→ Exercise directions:
Across the entries below, how many lines contain the word "that"? Give the number alone.

→ Source data:
________________________

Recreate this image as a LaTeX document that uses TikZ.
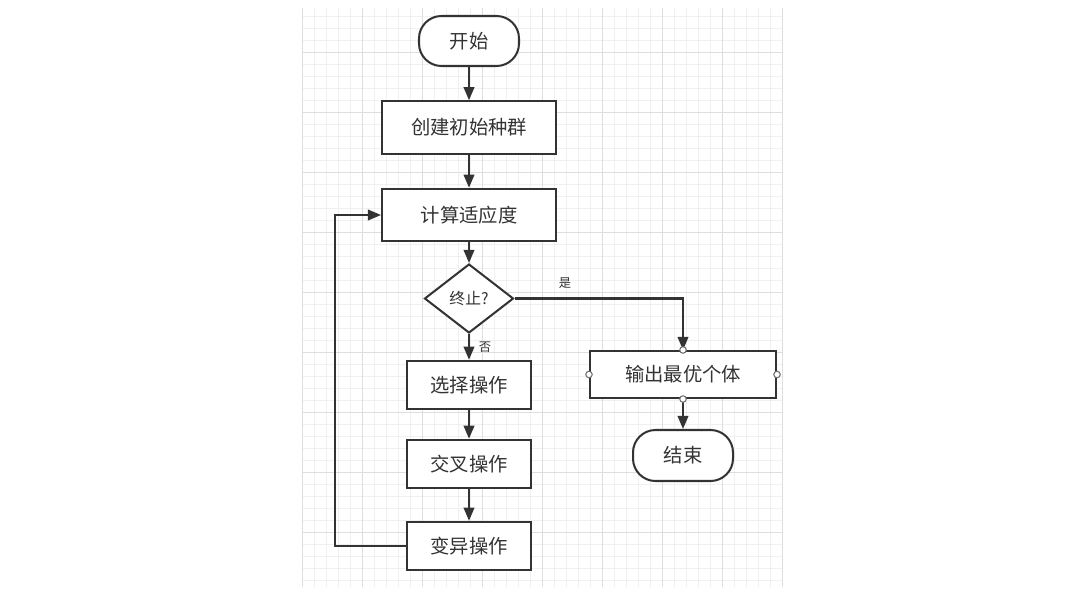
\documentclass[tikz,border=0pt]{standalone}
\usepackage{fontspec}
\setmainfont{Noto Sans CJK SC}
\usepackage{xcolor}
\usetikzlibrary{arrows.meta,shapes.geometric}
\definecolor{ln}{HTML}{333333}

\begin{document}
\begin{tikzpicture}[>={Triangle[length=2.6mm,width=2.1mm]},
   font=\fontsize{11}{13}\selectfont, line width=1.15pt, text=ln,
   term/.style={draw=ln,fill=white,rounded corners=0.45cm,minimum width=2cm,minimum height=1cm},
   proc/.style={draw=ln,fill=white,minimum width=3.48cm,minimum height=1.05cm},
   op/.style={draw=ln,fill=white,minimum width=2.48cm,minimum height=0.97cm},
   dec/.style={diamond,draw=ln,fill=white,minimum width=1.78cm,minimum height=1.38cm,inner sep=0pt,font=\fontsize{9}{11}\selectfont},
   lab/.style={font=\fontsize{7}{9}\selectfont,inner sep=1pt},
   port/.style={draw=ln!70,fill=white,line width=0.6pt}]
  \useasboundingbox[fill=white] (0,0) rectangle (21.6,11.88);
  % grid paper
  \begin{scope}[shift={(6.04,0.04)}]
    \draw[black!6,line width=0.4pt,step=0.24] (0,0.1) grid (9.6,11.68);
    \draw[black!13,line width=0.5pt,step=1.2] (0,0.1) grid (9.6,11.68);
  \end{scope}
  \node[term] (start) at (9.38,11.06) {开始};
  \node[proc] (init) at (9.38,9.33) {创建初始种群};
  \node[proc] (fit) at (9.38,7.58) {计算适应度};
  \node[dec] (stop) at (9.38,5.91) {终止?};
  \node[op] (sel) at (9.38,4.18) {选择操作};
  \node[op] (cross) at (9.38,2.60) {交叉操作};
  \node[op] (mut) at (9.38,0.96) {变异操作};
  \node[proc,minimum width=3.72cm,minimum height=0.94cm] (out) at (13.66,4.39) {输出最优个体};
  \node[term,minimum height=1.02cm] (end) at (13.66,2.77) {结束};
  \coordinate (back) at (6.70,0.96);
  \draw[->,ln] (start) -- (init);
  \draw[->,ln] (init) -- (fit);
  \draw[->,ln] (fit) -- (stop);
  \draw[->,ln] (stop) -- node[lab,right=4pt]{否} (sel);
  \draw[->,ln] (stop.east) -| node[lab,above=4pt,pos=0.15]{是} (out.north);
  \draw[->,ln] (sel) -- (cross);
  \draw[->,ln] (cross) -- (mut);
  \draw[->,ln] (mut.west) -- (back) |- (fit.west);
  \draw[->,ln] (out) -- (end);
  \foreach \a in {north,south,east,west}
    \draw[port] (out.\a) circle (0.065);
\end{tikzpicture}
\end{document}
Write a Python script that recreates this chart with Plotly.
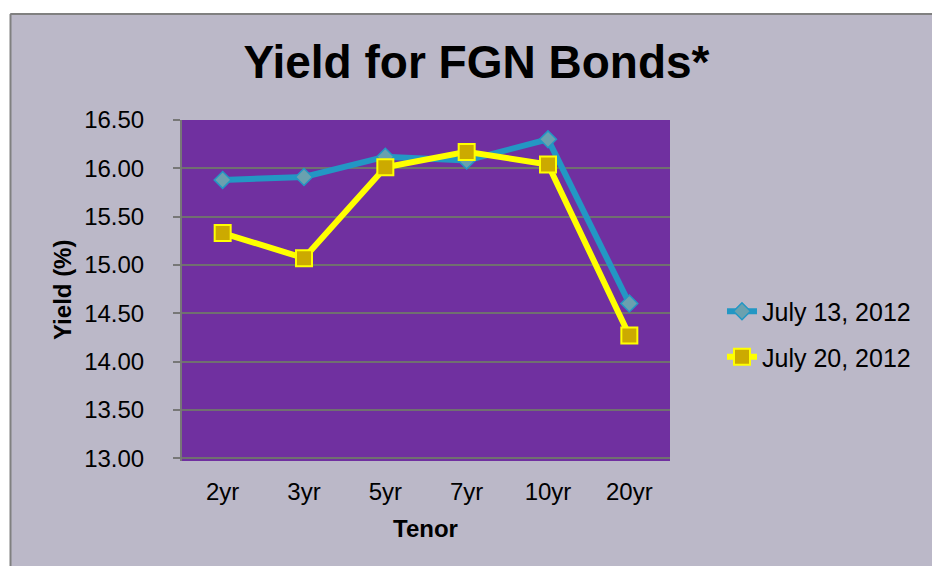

________________________

→ Solution to this problem:
2